[Request] Repeat the listing in full. Nothing may be added or left out.

[Data extract]

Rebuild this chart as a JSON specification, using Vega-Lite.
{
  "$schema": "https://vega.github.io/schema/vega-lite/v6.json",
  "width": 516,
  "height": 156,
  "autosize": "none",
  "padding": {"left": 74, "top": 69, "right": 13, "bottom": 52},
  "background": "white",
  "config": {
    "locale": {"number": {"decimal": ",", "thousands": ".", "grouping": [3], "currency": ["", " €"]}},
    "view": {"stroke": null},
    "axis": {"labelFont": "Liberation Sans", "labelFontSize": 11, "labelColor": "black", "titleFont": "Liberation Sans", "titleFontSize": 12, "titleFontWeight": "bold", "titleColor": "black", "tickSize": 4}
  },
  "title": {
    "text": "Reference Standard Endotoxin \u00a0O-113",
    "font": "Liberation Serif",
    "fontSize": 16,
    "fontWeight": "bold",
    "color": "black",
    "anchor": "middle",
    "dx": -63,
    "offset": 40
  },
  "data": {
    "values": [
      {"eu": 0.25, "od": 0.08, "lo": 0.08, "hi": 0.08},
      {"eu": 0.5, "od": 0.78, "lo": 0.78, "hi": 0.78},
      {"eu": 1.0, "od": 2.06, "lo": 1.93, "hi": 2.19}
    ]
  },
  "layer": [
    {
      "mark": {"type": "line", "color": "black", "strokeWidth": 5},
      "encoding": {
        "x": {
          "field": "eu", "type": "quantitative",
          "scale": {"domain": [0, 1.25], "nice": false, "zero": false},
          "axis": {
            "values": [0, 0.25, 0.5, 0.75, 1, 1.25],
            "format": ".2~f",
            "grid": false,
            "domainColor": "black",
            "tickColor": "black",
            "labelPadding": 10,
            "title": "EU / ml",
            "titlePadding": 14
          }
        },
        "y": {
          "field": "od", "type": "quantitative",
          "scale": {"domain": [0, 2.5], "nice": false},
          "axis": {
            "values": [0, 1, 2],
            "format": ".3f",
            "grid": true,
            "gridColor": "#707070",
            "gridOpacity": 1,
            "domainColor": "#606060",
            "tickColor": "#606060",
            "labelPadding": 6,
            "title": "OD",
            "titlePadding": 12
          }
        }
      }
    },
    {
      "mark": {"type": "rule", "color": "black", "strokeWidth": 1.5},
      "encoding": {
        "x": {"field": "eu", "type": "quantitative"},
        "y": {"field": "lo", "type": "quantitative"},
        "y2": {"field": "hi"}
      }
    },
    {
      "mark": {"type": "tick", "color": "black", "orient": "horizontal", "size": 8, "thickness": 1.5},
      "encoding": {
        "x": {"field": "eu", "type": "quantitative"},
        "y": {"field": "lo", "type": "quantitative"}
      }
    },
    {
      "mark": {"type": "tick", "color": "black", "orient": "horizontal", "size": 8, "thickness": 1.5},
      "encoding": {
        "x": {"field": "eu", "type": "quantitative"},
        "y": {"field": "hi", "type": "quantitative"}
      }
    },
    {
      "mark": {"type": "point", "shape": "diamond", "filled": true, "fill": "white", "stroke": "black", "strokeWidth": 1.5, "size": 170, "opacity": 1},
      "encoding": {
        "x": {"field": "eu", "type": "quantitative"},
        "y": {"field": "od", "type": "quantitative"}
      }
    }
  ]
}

[Answer]
Rebuild this chart as a JSON specification, using Vega-Lite.
{
  "$schema": "https://vega.github.io/schema/vega-lite/v6.json",
  "width": 516,
  "height": 156,
  "autosize": "none",
  "padding": {"left": 74, "top": 69, "right": 13, "bottom": 52},
  "background": "white",
  "config": {
    "locale": {"number": {"decimal": ",", "thousands": ".", "grouping": [3], "currency": ["", " €"]}},
    "view": {"stroke": null},
    "axis": {"labelFont": "Liberation Sans", "labelFontSize": 11, "labelColor": "black", "titleFont": "Liberation Sans", "titleFontSize": 12, "titleFontWeight": "bold", "titleColor": "black", "tickSize": 4}
  },
  "title": {
    "text": "Reference Standard Endotoxin \u00a0O-113",
    "font": "Liberation Serif",
    "fontSize": 16,
    "fontWeight": "bold",
    "color": "black",
    "anchor": "middle",
    "dx": -63,
    "offset": 40
  },
  "data": {
    "values": [
      {"eu": 0.25, "od": 0.08, "lo": 0.08, "hi": 0.08},
      {"eu": 0.5, "od": 0.78, "lo": 0.78, "hi": 0.78},
      {"eu": 1.0, "od": 2.06, "lo": 1.93, "hi": 2.19}
    ]
  },
  "layer": [
    {
      "mark": {"type": "line", "color": "black", "strokeWidth": 5},
      "encoding": {
        "x": {
          "field": "eu", "type": "quantitative",
          "scale": {"domain": [0, 1.25], "nice": false, "zero": false},
          "axis": {
            "values": [0, 0.25, 0.5, 0.75, 1, 1.25],
            "format": ".2~f",
            "grid": false,
            "domainColor": "black",
            "tickColor": "black",
            "labelPadding": 10,
            "title": "EU / ml",
            "titlePadding": 14
          }
        },
        "y": {
          "field": "od", "type": "quantitative",
          "scale": {"domain": [0, 2.5], "nice": false},
          "axis": {
            "values": [0, 1, 2],
            "format": ".3f",
            "grid": true,
            "gridColor": "#707070",
            "gridOpacity": 1,
            "domainColor": "#606060",
            "tickColor": "#606060",
            "labelPadding": 6,
            "title": "OD",
            "titlePadding": 12
          }
        }
      }
    },
    {
      "mark": {"type": "rule", "color": "black", "strokeWidth": 1.5},
      "encoding": {
        "x": {"field": "eu", "type": "quantitative"},
        "y": {"field": "lo", "type": "quantitative"},
        "y2": {"field": "hi"}
      }
    },
    {
      "mark": {"type": "tick", "color": "black", "orient": "horizontal", "size": 8, "thickness": 1.5},
      "encoding": {
        "x": {"field": "eu", "type": "quantitative"},
        "y": {"field": "lo", "type": "quantitative"}
      }
    },
    {
      "mark": {"type": "tick", "color": "black", "orient": "horizontal", "size": 8, "thickness": 1.5},
      "encoding": {
        "x": {"field": "eu", "type": "quantitative"},
        "y": {"field": "hi", "type": "quantitative"}
      }
    },
    {
      "mark": {"type": "point", "shape": "diamond", "filled": true, "fill": "white", "stroke": "black", "strokeWidth": 1.5, "size": 170, "opacity": 1},
      "encoding": {
        "x": {"field": "eu", "type": "quantitative"},
        "y": {"field": "od", "type": "quantitative"}
      }
    }
  ]
}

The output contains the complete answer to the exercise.